Payments of Interest. Under general tax
principles, a United States Holder would be
required to include interest paid on the
Note in income at the time it accrues or is
received in accordance with the United
States Holder's method of accounting for
federal income tax purposes. With respect
to any contingent amount payable upon any
exercise of the exchange option in excess of
the Note's principal amount, an accrual
basis taxpayer would be required to include
any such amount in income only at the time
such amount becomes fixed and determinable,
which is on the second Nikkei Determination
Date after each Exchange Date, except with
respect to the Final Exchange Date for which
such amount becomes fixed and determinable
on the last Business Day (in the relevant 10
Business Day period) used as a reference in
the calculation of the Final Nikkei Value of
the Note.
United States Holders that have acquired debt
instruments similar to the Notes and have
accounted for such debt instruments under
proposed, but subsequently withdrawn, Treasury
regulation Section 1.1275-4(g) may be deemed
to have established a method of accounting that
must be followed with respect to the Notes,
unless consent of the Commissioner of the
Internal Revenue Service is obtained to change
such method.

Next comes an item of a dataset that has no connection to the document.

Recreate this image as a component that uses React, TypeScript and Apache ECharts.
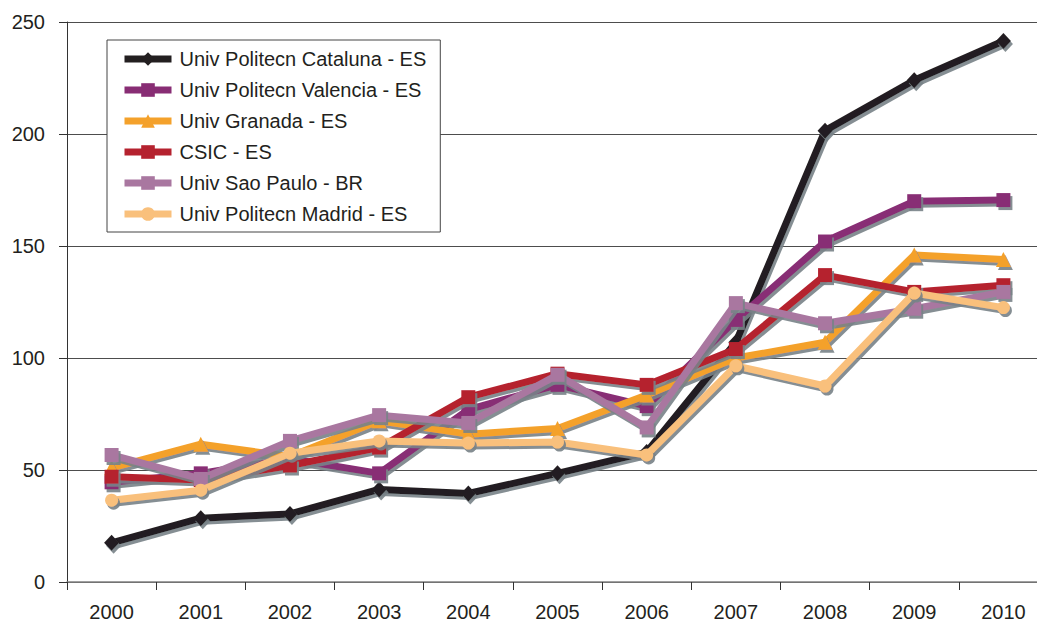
import React, { useEffect, useRef } from "react";
import * as echarts from "echarts";

const years = ["2000", "2001", "2002", "2003", "2004", "2005", "2006", "2007", "2008", "2009", "2010"];
const seriesNames = [
  "Univ Politecn Cataluna - ES",
  "Univ Politecn Valencia - ES",
  "Univ Granada - ES",
  "CSIC - ES",
  "Univ Sao Paulo - BR",
  "Univ Politecn Madrid - ES",
];
const cataluna = [17.5, 28.5, 30.4, 41.3, 39.5, 48.5, 58, 107, 201.5, 224, 241.5];
const valencia = [44.5, 48.5, 55, 48.5, 77, 88, 78.5, 117, 152, 170, 170.5];
const granada = [51, 61.5, 56, 72, 66, 68.5, 83.5, 100, 107, 146, 144];
const csic = [47, 45.5, 52, 60, 82.5, 93, 88, 104, 137, 129.5, 132.5];
const saoPaulo = [56.7, 46, 63, 74.5, 71, 92.5, 69, 124.5, 115.5, 122, 129.5];
const madrid = [36.5, 41, 57.5, 63, 62, 62.5, 56.7, 96.5, 87.5, 129, 122.5];
const seriesData = [cataluna, valencia, granada, csic, saoPaulo, madrid];
const colors = ["#231f20", "#882d74", "#f4a12b", "#b5222f", "#a977a0", "#f9c07c"];
const symbols = ["diamond", "rect", "triangle", "rect", "rect", "circle"];
const symbolSizes: any[] = [[15, 16], 14, 15, 14, 14, 13];

export default function App() {
  const ref = useRef<HTMLDivElement>(null);
  useEffect(() => {
    if (!ref.current) return;
    const chart = echarts.init(ref.current, undefined, { renderer: "svg" });
    const font = "Liberation Sans, Arial, sans-serif";
    chart.setOption({
      animation: false,
      backgroundColor: "#ffffff",
      textStyle: { fontFamily: font },
      grid: { left: 67, right: 0, top: 22, bottom: 41, containLabel: false },
      legend: {
        left: 107,
        top: 40,
        orient: "vertical",
        backgroundColor: "#ffffff",
        borderColor: "#444444",
        borderWidth: 1,
        borderRadius: 0,
        padding: [9, 14, 8, 14],
        itemWidth: 47,
        itemHeight: 17,
        itemGap: 11,
        lineStyle: { width: 7 },
        textStyle: {
          fontSize: 20,
          lineHeight: 20,
          color: "#231f20",
          fontFamily: font,
          padding: [0, 0, 0, 3],
        },
        data: seriesNames,
      },
      xAxis: {
        type: "category",
        data: years,
        boundaryGap: true,
        axisLine: { lineStyle: { color: "#808080", width: 1.5 } },
        axisTick: { show: true, length: 8, lineStyle: { color: "#333333" } },
        axisLabel: { fontSize: 20, color: "#231f20", margin: 20, fontFamily: font },
        splitLine: { show: false },
      },
      yAxis: {
        type: "value",
        min: 0,
        max: 250,
        interval: 50,
        axisLine: { show: true, lineStyle: { color: "#333333", width: 1 } },
        axisTick: { show: true, length: 8, lineStyle: { color: "#333333" } },
        axisLabel: { fontSize: 20, color: "#231f20", margin: 22, fontFamily: font },
        splitLine: { show: true, lineStyle: { color: "#4d4d4d", width: 1 } },
      },
      series: seriesNames.map((name, i) => ({
        name,
        type: "line",
        data: seriesData[i],
        symbol: symbols[i],
        symbolSize: symbolSizes[i],
        showSymbol: true,
        color: colors[i],
        lineStyle: {
          width: 7,
          color: colors[i],
          shadowColor: "rgba(120,130,135,0.9)",
          shadowBlur: 0,
          shadowOffsetX: 2,
          shadowOffsetY: 3,
        },
        itemStyle: {
          color: colors[i],
          borderWidth: 0,
          shadowColor: "rgba(120,130,135,0.9)",
          shadowBlur: 0,
          shadowOffsetX: 2,
          shadowOffsetY: 3,
        },
        emphasis: { disabled: true },
        z: 2 + i,
      })),
    });
    return () => chart.dispose();
  }, []);
  return (
    <div style={{ position: "fixed", left: 0, top: 0, width: 1037, height: 623, overflow: "hidden" }}>
      <div ref={ref} style={{ width: 1048, height: 623 }} />
    </div>
  );
}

Absent such consent, such a
Holder would be required to account for the
Note in the manner prescribed in withdrawn
Treasury regulation Section 1.1275-4(g).
Accordingly, the Note would be bifurcated into
its contingent and noncontingent components and
the issue price of the Note would be allocated
according to the fair market value of the
components. The noncontingent component would
be treated as a separate noncontingent debt
instrument governed by Internal Revenue Code
Sections 1271 through 1275. The contingent
component would be treated in accordance with
its economic substance as payments pursuant to
an option.
See also "United States Federal Taxation" in
the accompanying Prospectus Supplement.